Management Accounts

About Management Accounts

Management accounts are financial reports that provide detailed and timely information to a company’s management team. These reports are used internally to make strategic decisions, monitor performance, and manage the business effectively. Unlike financial accounts, which are prepared annually for external stakeholders (such as investors, banks, and tax authorities), management accounts are usually prepared more frequently, often monthly or quarterly.

Key Features of Management Accounts:

  1. Frequency: Prepared on a regular basis (monthly, quarterly) rather than annually.

  2. Purpose: Designed for internal use by management to aid decision-making, rather than for external reporting.

  3. Content: Includes detailed financial and non-financial information, such as:

    • Profit and loss statements
    • Balance sheets
    • Cash flow statements
    • Budget comparisons
    • Sales reports
    • Key performance indicators (KPIs)
  4. Customization: Can be tailored to focus on specific areas of the business, such as sales, operations, or individual projects.
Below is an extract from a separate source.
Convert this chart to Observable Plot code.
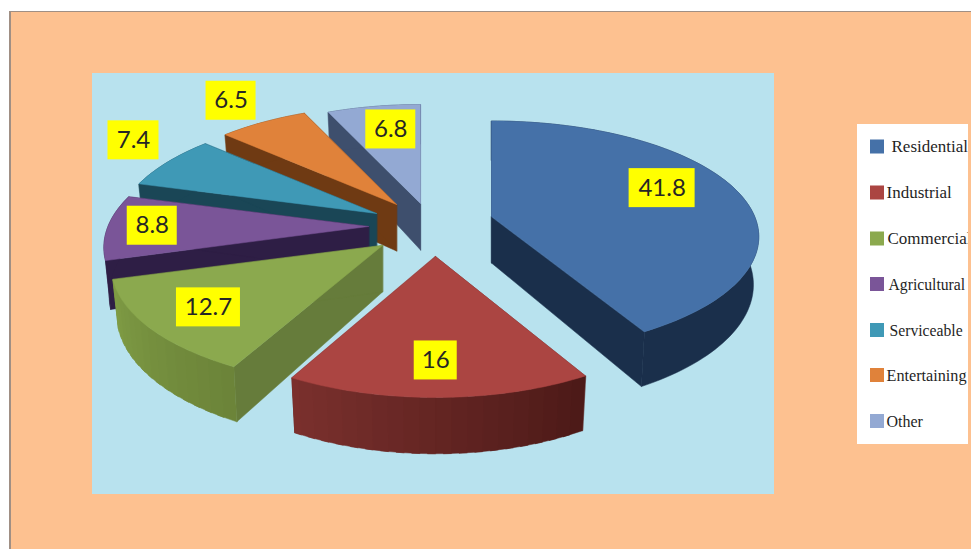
<!DOCTYPE html>
<html>
<head>
<meta charset="utf-8">
<script src="https://cdn.jsdelivr.net/npm/d3@7"></script>
<script src="https://cdn.jsdelivr.net/npm/@observablehq/plot@0.6"></script>
<style>
  html, body { margin: 0; padding: 0; width: 971px; height: 549px; overflow: hidden; background: #fff; }
  #sheet { position: absolute; left: 9px; top: 11px; right: 0; bottom: 0; background: #fdc190;
           border-left: 2px solid #a08f84; border-top: 1px solid #a08f84; }
  #chart { position: absolute; left: 0; top: 0; }
</style>
</head>
<body>
<div id="sheet"></div>
<div id="chart"></div>
<script>
// Land use shares, in drawing order around the pie (clockwise from north)
const categories = ["Residential", "Industrial", "Commercial", "Agricultural", "Serviceable", "Entertaining", "Other"];
const shares = [41.8, 16, 12.7, 8.8, 7.4, 6.5, 6.8];

// Slice colours
const topColors = ["#4571a8", "#ab4542", "#8ba94e", "#7a5598", "#3f99b6", "#e0823a", "#93a9d3"];
const sideColors = ["#1a2f4b", "#6e2a28", "#667c3b", "#2e1e45", "#1a4656", "#6f3a13", "#3e4f6d"];
const rimStart = ["#1a2f4b", "#4d1a18", "#6c8439", "#2e1e45", "#1a4656", "#6f3a13", "#3e4f6d"];
const rimEnd = ["#1a2f4b", "#7c312e", "#809d45", "#2e1e45", "#1a4656", "#6f3a13", "#3e4f6d"];

// Exploded slice tips, per-slice stretch, and the nudge of each value label from its mid-arc point
const tipX = [491, 435, 382, 368, 376, 396, 420];
const tipY = [216, 256, 245, 226, 213, 204, 203];
const stretchX = [1.02, 1, 1.035, 1.01, 1, 1, 1];
const stretchY = [0.965, 1, 1, 1, 1, 1, 1];
const labelNudgeX = [-73, -3.7, 59, 44.6, -34.5, -32, 17];
const labelNudgeY = [-1, -37, -20.5, -1.5, -21.5, -21.5, 23];
const labelBoxWidths = [66, 43, 64, 50, 51, 50, 50];

// Legend rows
const legendY = [146.5, 192.5, 238.5, 284, 330, 375, 421];
const legendTextX = [891, 886, 887, 888, 889, 886, 886];
const legendFontSizes = [17, 17, 17, 15.7, 15.7, 16.2, 16];

// Tilted, perspective view of the pie; the underside recedes slightly
const radiusX = 258, radiusY = 116.3, perspective = 0.175, thickness = 46.5, undersideScale = 0.98;
const panel = {x1: 92, x2: 774, y1: 73, y2: 494, fill: "#b8e2ee"};
const legendBox = {x1: 857, x2: 968, y1: 124, y2: 444};

const rad = Math.PI / 180;
function project(i, deg, r, lower) {
  const s = Math.sin(deg * rad), c = Math.cos(deg * rad);
  const w = 1 + perspective * r * c;
  const spread = lower ? undersideScale : 1;
  return {
    x: tipX[i] + spread * radiusX * stretchX[i] * r * s / w,
    y: tipY[i] - radiusY * stretchY[i] * r * c / w + (lower ? thickness / w : 0)
  };
}

const total = d3.sum(shares);
let running = 0;
const slices = shares.map((v, i) => {
  const a0 = running / total * 360;
  running += v;
  return {i, a0, a1: running / total * 360};
});

// Polygons are listed back to front: rear slices first, walls under each top face
const rows = [];
let polyId = 0;
function addPolygon(pts, color) {
  const id = polyId++;
  for (const p of pts) rows.push({id, x: p.x, y: p.y, color});
}
for (const i of [6, 5, 4, 3, 2, 1, 0]) {
  const {a0, a1} = slices[i];
  for (const a of [a0, a1]) {
    addPolygon([project(i, a, 0), project(i, a, 1), project(i, a, 1, true), project(i, a, 0, true)], sideColors[i]);
  }
  const steps = Math.ceil((a1 - a0) / 1.5);
  const angle = k => a0 + (a1 - a0) * k / steps;
  const arc = lower => d3.range(steps + 1).map(k => project(i, angle(k), 1, lower));
  if (rimStart[i] === rimEnd[i]) {
    // A plain rim is one polygon
    addPolygon([...arc(false), ...arc(true).reverse()], rimStart[i]);
  } else {
    // A shaded rim is split into bands, overlapping so that no seams show
    const shade = d3.interpolateRgb(rimStart[i], rimEnd[i]);
    for (let k = 0; k < steps; k += 2) {
      const next = Math.min(k + 3, steps);
      addPolygon([
        project(i, angle(k), 1), project(i, angle(next), 1),
        project(i, angle(next), 1, true), project(i, angle(k), 1, true)
      ], shade(k / steps));
    }
  }
  addPolygon([project(i, a0, 0), ...arc(false)], topColors[i]);
}

// Value labels sit on yellow boxes
const labels = slices.map(({i, a0, a1}) => {
  const p = project(i, (a0 + a1) / 2, 1);
  const x = p.x + labelNudgeX[i], y = p.y + labelNudgeY[i];
  return {
    text: String(shares[i]), x, y,
    x1: x - labelBoxWidths[i] / 2, x2: x + labelBoxWidths[i] / 2,
    y1: y - 19.5, y2: y + 19.5
  };
});

const legend = categories.map((name, i) => ({
  name, color: topColors[i], y: legendY[i],
  x1: 870, x2: 884, y1: legendY[i] - 7, y2: legendY[i] + 7,
  tx: legendTextX[i], size: legendFontSizes[i]
}));

const chart = Plot.plot({
  width: 968,
  height: 549,
  margin: 0,
  style: {background: "transparent"},
  x: {domain: [0, 968], range: [0, 968], axis: null},
  y: {domain: [0, 549], range: [0, 549], axis: null},
  marks: [
    Plot.rect([panel], {x1: "x1", x2: "x2", y1: "y1", y2: "y2", fill: panel.fill}),
    Plot.line(rows, {
      x: "x", y: "y", z: "id",
      fill: {value: "color", scale: null},
      stroke: {value: "color", scale: null},
      strokeWidth: 0.5,
      curve: "linear-closed"
    }),
    Plot.rect(labels, {x1: "x1", x2: "x2", y1: "y1", y2: "y2", fill: "#ffff00"}),
    Plot.text(labels, {x: "x", y: "y", text: "text", fontFamily: "Lato", fontSize: 24, fill: "#262626"}),
    Plot.rect([legendBox], {x1: "x1", x2: "x2", y1: "y1", y2: "y2", fill: "#ffffff"}),
    Plot.rect(legend, {x1: "x1", x2: "x2", y1: "y1", y2: "y2", fill: {value: "color", scale: null}}),
    Plot.text(legend, {
      x: "tx", y: "y", text: "name", textAnchor: "start",
      fontFamily: "Liberation Serif", fontSize: "size", fill: "#1f1f1f"
    })
  ]
});
document.getElementById("chart").append(chart);
</script>
</body>
</html>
  5. Forward-Looking: Often include forecasts and budgets, allowing management to anticipate future performance and make proactive decisions.

  6. Flexibility: Not bound by formal accounting standards, allowing for more flexibility in presentation and content.

Importance of Management Accounts:

  • Decision-Making: Provides up-to-date information that helps in making strategic and operational decisions.
  • Performance Monitoring: Allows management to track progress against goals and identify areas needing attention.
  • Budgeting and Forecasting: Helps in planning for future activities by comparing actual performance against budgets.
  • Cost Control: Identifies cost-saving opportunities and areas where efficiencies can be improved.